Water Lettuce: a Low Maintenance Floating Plant

 This gardening post will be a different because we’re going soilless and into the water! This is the water lettuce, your quintessential pond plant.

The pistia is also known as water cabbage, water lettuce, nile cabbage, or shell flower. It is a plant that floats freely on the surface of the water, but unlike lily pads that grow flat with the surface, these grow rosettes above the surface. These grow as a beautiful lush green radial, that can grow quite big (leaves grow 2-15 cms). Beneath is a bushy root system akin to thin hairs: perfect to take in nutrients from the water. This is a warning right at the beginning that this is considered an invasive species in many places due to how quickly it reproduces.

Low maintenance

As with all water plants, you just need to make sure that you put it in water. Water lettuce grows best in bright direct light. What this means is you have to choose a good place to put your tub or pond, and you’re set. In my case, I have it in a 5 inch deep plastic container, and the only maintenance I do for the plants is making sure to refill the water. A single plant will grow big if there are enough nutrients in the water (you can put in a hardy fish to provide that organic matter). To compare this with other plants, you never run the risk of root rot or overwatering.

Multiplies like crazy

The distinguishing characteristic of water lettuce is its ability to multiply. It does so asexually: from a mother plant, you’ll see a stem extending out, from which another rosette will start to form. One key thing about water lettuce is that as opposed to submerged plants, the leaves, in other words the sites for photosynthesis, are above water. Physics tells us that the intensity of light diminishes as you go further down the surface, which is sometimes why submerged plants can be slow growers. Water lettuce can get all the sun it wants, and this makes it grow like crazy. 

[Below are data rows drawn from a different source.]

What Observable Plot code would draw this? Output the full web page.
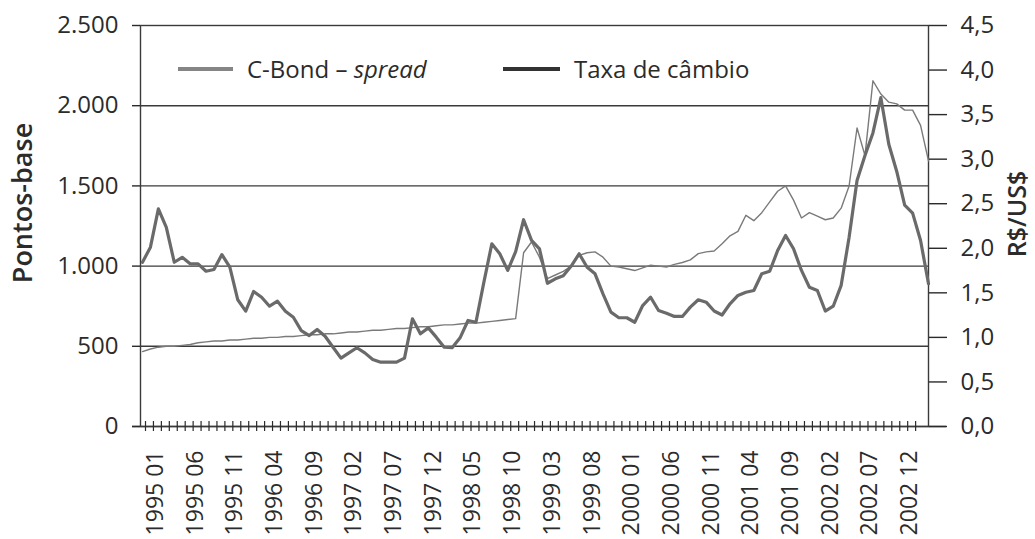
<!DOCTYPE html>
<html><head><meta charset="utf-8">
<script src="https://cdn.jsdelivr.net/npm/d3@7"></script>
<script src="https://cdn.jsdelivr.net/npm/@observablehq/plot@0.6"></script>
<style>
body{margin:0;background:#fff;font-family:"Open Sans",sans-serif;}
#wrap{position:relative;width:1035px;height:539px;overflow:hidden;background:#fff;}
.leg{position:absolute;display:flex;align-items:center;font-family:"Open Sans",sans-serif;font-size:24px;color:#2b2b2b;line-height:24px;white-space:nowrap;}
.leg .sw{display:inline-block;height:4px;margin-right:14px;}
</style></head><body><div id="wrap"></div><script>
// Monthly series, 1995 01 .. 2003 04
const startYear = 1995;
const spread = [1024,1118,1357,1242,1024,1055,1014,1014,968,979,1072,993,
  790,719,842,806,750,781,719,681,598,567,605,563,
  494,426,459,491,459,418,401,401,401,426,671,578,
  615,557,494,491,553,661,650,900,1139,1077,973,1090,
  1289,1160,1108,893,921,940,1000,1077,993,952,827,713,
  678,678,650,754,806,723,706,686,686,744,790,775,
  720,695,765,817,837,848,952,968,1097,1191,1108,973,
  868,848,720,750,880,1180,1534,1690,1830,2050,1760,1590,
  1380,1330,1160,890];
const cambio = [0.84,0.87,0.89,0.90,0.90,0.91,0.92,0.94,0.95,0.96,0.96,0.97,
  0.97,0.98,0.99,0.99,1.00,1.00,1.01,1.01,1.02,1.03,1.03,1.04,
  1.04,1.05,1.06,1.06,1.07,1.08,1.08,1.09,1.10,1.10,1.11,1.12,
  1.12,1.13,1.14,1.14,1.15,1.16,1.16,1.17,1.18,1.19,1.20,1.21,
  1.95,2.07,1.90,1.66,1.70,1.74,1.80,1.92,1.95,1.96,1.90,1.80,
  1.79,1.77,1.75,1.78,1.81,1.80,1.79,1.82,1.84,1.87,1.94,1.96,
  1.97,2.05,2.14,2.19,2.37,2.31,2.40,2.52,2.64,2.70,2.54,2.34,
  2.40,2.36,2.32,2.34,2.45,2.70,3.35,3.04,3.88,3.73,3.64,3.62,
  3.55,3.55,3.38,2.98];
const spreadTicks = [0,500,1000,1500,2000,2500];
const cambioTicks = [0,0.5,1.0,1.5,2.0,2.5,3.0,3.5,4.0,4.5];
const gridValues = [500,1000,1500,2000];
const seriesNames = ["C-Bond – ", "spread", "Taxa de câmbio"];
const axisTitles = ["Pontos-base", "R$/US$"];

const K = 2500 / 4.5;
const months = spread.map((_, i) => i);
const monthLabel = i => `${startYear + Math.floor(i / 12)} ${String(i % 12 + 1).padStart(2, "0")}`;
const data = months.map(i => ({i, spread: spread[i], cambio: cambio[i]}));
const ink = "#2b2b2b";
const lineInk = "#3a3a3a";

const chart = Plot.plot({
  width: 1035, height: 539,
  marginTop: 25, marginBottom: 113, marginLeft: 140, marginRight: 107,
  style: {fontFamily: "Open Sans", fontSize: "24px", color: ink, background: "white", overflow: "visible"},
  x: {domain: [0, months.length - 1], insetLeft: 2, axis: null},
  y: {domain: [0, 2500], axis: null},
  marks: [
    Plot.ruleY(gridValues, {stroke: lineInk, strokeWidth: 1.4}),
    Plot.frame({stroke: lineInk, strokeWidth: 1.4}),
    Plot.ruleY([0], {stroke: lineInk, strokeWidth: 1.4, insetLeft: -8, insetRight: -18}),
    Plot.axisY(spreadTicks, {anchor: "left", label: null, tickSize: 8, tickPadding: 14, strokeWidth: 1.4,
      tickFormat: v => d3.format(",")(v).replace(/,/g, ".")}),
    Plot.axisY(cambioTicks.map(r => r * K), {anchor: "right", label: null, tickSize: 18, tickPadding: 14, strokeWidth: 1.4,
      tickFormat: v => (v / K).toFixed(1).replace(".", ",")}),
    Plot.axisX(months.filter(i => i < 98), {anchor: "bottom", label: null, tickSize: 10, dy: -5, dx: 3, strokeWidth: 1.2,
      tickFormat: () => ""}),
    Plot.axisX(months.filter(i => i % 5 === 0 && i <= 95), {anchor: "bottom", label: null, tickSize: 0, tickPadding: 24,
      tickRotate: -90, dx: 13, fontSize: 23, tickFormat: monthLabel}),
    Plot.line(data, {x: "i", y: d => d.cambio * K, stroke: "#7a7a7a", strokeWidth: 1.4, strokeLinejoin: "round"}),
    Plot.line(data, {x: "i", y: "spread", stroke: "#6a6a6a", strokeWidth: 3.2, strokeLinejoin: "round"}),
    Plot.text([axisTitles[0]], {text: d => d, frameAnchor: "left", textAnchor: "middle", rotate: -90, dx: -117, dy: -23,
      fontSize: 27, fontWeight: 600, fill: ink}),
    Plot.text([axisTitles[1]], {text: d => d, frameAnchor: "right", textAnchor: "middle", rotate: -90, dx: 89, dy: -12,
      fontSize: 25, fontWeight: 600, fill: ink})
  ]
});
const wrap = document.getElementById("wrap");
wrap.appendChild(chart);

function addLegend(left, top, swWidth, color, html) {
  const d = document.createElement("div");
  d.className = "leg";
  d.style.left = left + "px";
  d.style.top = top + "px";
  d.innerHTML = `<span class="sw" style="width:${swWidth}px;background:${color}"></span><span>${html}</span>`;
  wrap.appendChild(d);
}
addLegend(178, 57, 55, "#858585", `${seriesNames[0]}<i>${seriesNames[1]}</i>`);
addLegend(503, 57, 57, "#333333", seriesNames[2]);
</script></body></html>
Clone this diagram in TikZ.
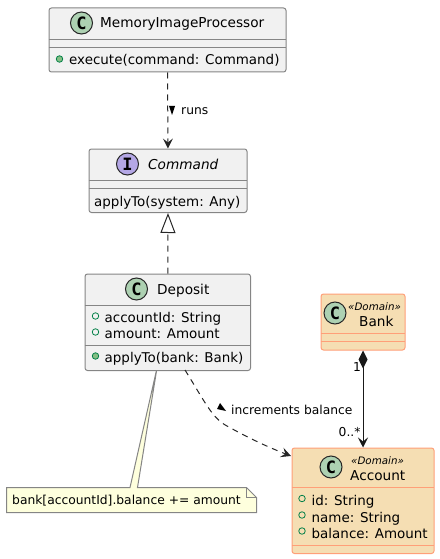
\documentclass[tikz,border=0pt]{standalone}
\usepackage{fontspec}
\setmainfont{DejaVu Sans}
\newfontfamily\glyphfont{DejaVu Sans Mono}
\usetikzlibrary{arrows.meta}
\definecolor{classfill}{HTML}{F1F1F1}
\definecolor{linegray}{HTML}{858585}
\definecolor{domainfill}{HTML}{F5DEB3}
\definecolor{domainline}{HTML}{FF9F78}
\definecolor{notefill}{HTML}{FEFFDD}
\definecolor{circlegreen}{HTML}{ADD1B2}
\definecolor{circlepurple}{HTML}{B4A7E5}
\definecolor{dotgreen}{HTML}{84BE84}
\definecolor{dotline}{HTML}{038048}
\tikzset{
    classbox/.style={draw=linegray, fill=classfill, rounded corners=2.5pt, line width=1pt, anchor=north west, inner sep=0pt},
    domainbox/.style={classbox, draw=domainline, fill=domainfill},
    sepline/.style={draw=linegray, line width=1pt},
    domainsep/.style={draw=domainline, line width=1pt},
    glyph/.style={circle, draw=black!85, line width=1pt, minimum size=22pt, inner sep=0pt, font=\glyphfont\bfseries\fontsize{17}{17}\selectfont},
    title/.style={font=\fontsize{13.65}{15}\selectfont, inner sep=0pt, anchor=base west},
    member/.style={font=\fontsize{13.45}{15}\selectfont, inner sep=0pt, anchor=base west},
    small/.style={font=\fontsize{12.3}{13}\selectfont, inner sep=0pt, anchor=base west},
    stereo/.style={font=\fontsize{10.3}{12}\selectfont\itshape, inner sep=0pt, anchor=base west},
    field/.style={circle, draw=dotline, line width=0.8pt, minimum size=6.5pt, inner sep=0pt},
    method/.style={field, fill=dotgreen},
    dep/.style={dash pattern=on 6pt off 5pt, line width=1pt, draw=black!85},
    openhead/.style={-{Stealth[length=10pt, width=10pt, inset=4pt]}},
}
\begin{document}
\begin{tikzpicture}[x=1pt, y=-1pt]
    \useasboundingbox (0,0) rectangle (439,559);
    % note goes first, the class box covers its tip
    \draw[draw=linegray, fill=notefill, line width=1pt]
        (6.5,487.5) -- (130,487.5) -- (157,368) -- (137.5,487.5) -- (246.5,487.5)
        -- (256.5,497.5) -- (256.5,512.5) -- (6.5,512.5) -- cycle;
    \draw[draw=linegray, line width=1pt] (246.5,487.5) -- (246.5,497.5) -- (256.5,497.5);
    \node[small] (notetext) at (12,504.5) {bank[accountId].balance += amount};
    % classes
    \node[classbox, minimum width=237pt, minimum height=64pt] (processor) at (48.5,7.5) {};
    \draw[sepline] (48.5,39.5) -- (285.5,39.5) (48.5,47.5) -- (285.5,47.5);
    \node[glyph, fill=circlegreen] (processorglyph) at (81.5,23) {C};
    \node[title] (processortitle) at (100,28) {MemoryImageProcessor};
    \node[method] (executedot) at (59.5,59) {};
    \node[member] (executetext) at (69,65) {execute(command: Command)};

    \node[classbox, minimum width=158pt, minimum height=63.5pt] (command) at (88.5,148.5) {};
    \draw[sepline] (88.5,180.5) -- (246.5,180.5) (88.5,188.5) -- (246.5,188.5);
    \node[glyph, fill=circlepurple] (commandglyph) at (127.5,164) {I};
    \node[title, font=\fontsize{13.65}{15}\selectfont\itshape] (commandtitle) at (148,169) {Command};
    \node[member] (applysystem) at (94,206) {applyTo(system: Any)};

    \node[classbox, minimum width=165.5pt, minimum height=96.5pt] (deposit) at (84.5,273.5) {};
    \draw[sepline] (84.5,305.5) -- (250,305.5) (84.5,345.5) -- (250,345.5);
    \node[glyph, fill=circlegreen] (depositglyph) at (136.5,289) {C};
    \node[title] (deposittitle) at (157,294) {Deposit};
    \node[field] (accountiddot) at (95.5,316) {};
    \node[member] (accountidtext) at (104.5,322) {accountId: String};
    \node[field] (amountdot) at (95.5,332) {};
    \node[member] (amounttext) at (104.5,338) {amount: Amount};
    \node[method] (applydot) at (95.5,356) {};
    \node[member] (applybank) at (104.5,362) {applyTo(bank: Bank)};

    \node[domainbox, minimum width=84pt, minimum height=56pt] (bank) at (320.5,293.5) {};
    \draw[domainsep] (320.5,333.5) -- (404.5,333.5) (320.5,341.5) -- (404.5,341.5);
    \node[glyph, fill=circlegreen] (bankglyph) at (335,313) {C};
    \node[stereo] (bankstereo) at (348,310) {«Domain»};
    \node[title] (banktitle) at (359,326) {Bank};

    \node[domainbox, minimum width=142pt, minimum height=105.5pt] (account) at (291.5,447.5) {};
    \draw[domainsep] (291.5,487.5) -- (433.5,487.5) (291.5,545.5) -- (433.5,545.5);
    \node[glyph, fill=circlegreen] (accountglyph) at (331,467) {C};
    \node[stereo] (accountstereo) at (351,464) {«Domain»};
    \node[title] (accounttitle) at (350,480) {Account};
    \node[field] (iddot) at (302,498.5) {};
    \node[member] (idtext) at (311.5,505) {id: String};
    \node[field] (namedot) at (302,515) {};
    \node[member] (nametext) at (311.5,522) {name: String};
    \node[field] (balancedot) at (302,531) {};
    \node[member] (balancetext) at (311.5,538) {balance: Amount};

    % connectors
    \draw[dep, openhead] (processor.south) -- (command.north);
    \fill[black] (169,106) -- (175,106) -- (172,115) -- cycle;
    \node[small] (runslabel) at (181,115) {runs};

    \draw[dep, -{Triangle[open, fill=white, length=20pt, width=15pt]}] (deposit.north) -- (command.south);

    \coordinate (depositout) at (185,370);
    \coordinate (accountin) at (291,456);
    \draw[dep, openhead] (depositout) .. controls (205,402) and (212,418) .. (227,426) .. controls (245,436) and (265,446) .. (accountin);
    \fill[black] (217,409) -- (226,411) -- (220,403) -- cycle;
    \node[small] (incrementslabel) at (231,414.5) {increments balance};

    \draw[line width=1pt, black!90, {Diamond[length=18pt, width=9pt]}-{Stealth[length=10pt, width=10pt, inset=4pt]}] (bank.south) -- (account.north);
    \node[small] (onelabel) at (353,371) {1};
    \node[small] (manylabel) at (338.5,436.5) {0..*};
\end{tikzpicture}
\end{document}
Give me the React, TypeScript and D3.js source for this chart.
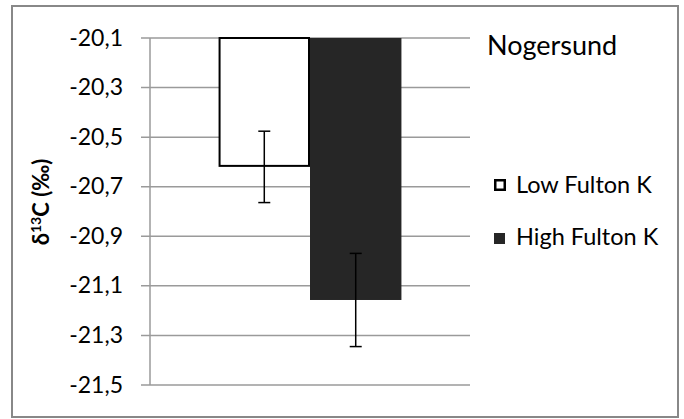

To tackle how it is an invasive species, all you actually need is one plant, and you can expect that it will cover every surface of your pond or tub after some time. Lilies for example, are constrained by its root system, planted in soil at the bottom of your pond. The water lettuce has no such restrictions. With a good source of nutrients, it spreads even quicker. To be fair, it’s very easy to just take them out (they’re used as fertilizer and at times as feeds), but you can expect that if you’ve left at least one, it will seek to cover the surface again.

It is a really good water filter

In general, any fast growing plant will be a great filter (see the pothos for example). The water lettuce is no exceptions. It’s root system is thick, and when it’s at its maximum size, it will continue to take nutrients to both maintain itself and to multiply. You can expect that it will take in most minerals in your water.

Great and destructive addition to ponds and aquariums

Given all this about the water lettuce, it can be both very good and very bad for your ponds and aquariums. Really quickly, indoor aquariums will need a bright light. In any case, it can do good for fish because it is a great water filter (taking out nitrates that are toxic to fish). Second, it provides a great hiding place for fish. You’ll see fish will be less stressed with submerged plants, and in this case the root system is plenty for small fish (hence how it is great if for the reproduction of some fish). My betta loves resting in its roots. Lastly, as a floating plant, it blocks the sunlight and is absolutely amazing and killing at preventing algal blooms.

And these same characteristics can make it really bad for aquariums and ponds. Its prevention of algal blooms also means that it is bad when you mean to put submerged plants. Submerged plants will get no light. Lastly, because water lettuce will want to cover the surface of your pond or aquarium, it actually decreases the interface between water and air, effectively reducing oxygen that your fish may need. Hobbyists will often cordon off part of the water surface with a net to keep it clear of these plants.

What It’s Not

First the obvious that this is not a terrestrial plant, and that it’s an aquatic plant. Second, this is not a  submerged aquatic plant: it will not root at the bottom (note how I don’t even need a really deep tub to grow these). This is not a plant that is constrained by a root system in one part of the bottom of the plant: it will seek to cover the whole surface of your pond. As a guide to the other aquatic plants, note fully submerged ones, and those that are emergent (those that have root systems in the soil at the bottom that shoot leaves emerging out of the water).


■■■□ A great beginning plant that falls short of perfect due to how it can be invasive

For the most part this is an idiot-proof plant that will just keep on multiplying. I find the lush green almost like a water lawn: it can be quite beautiful. Just note the obligatory warning that it can be invasive.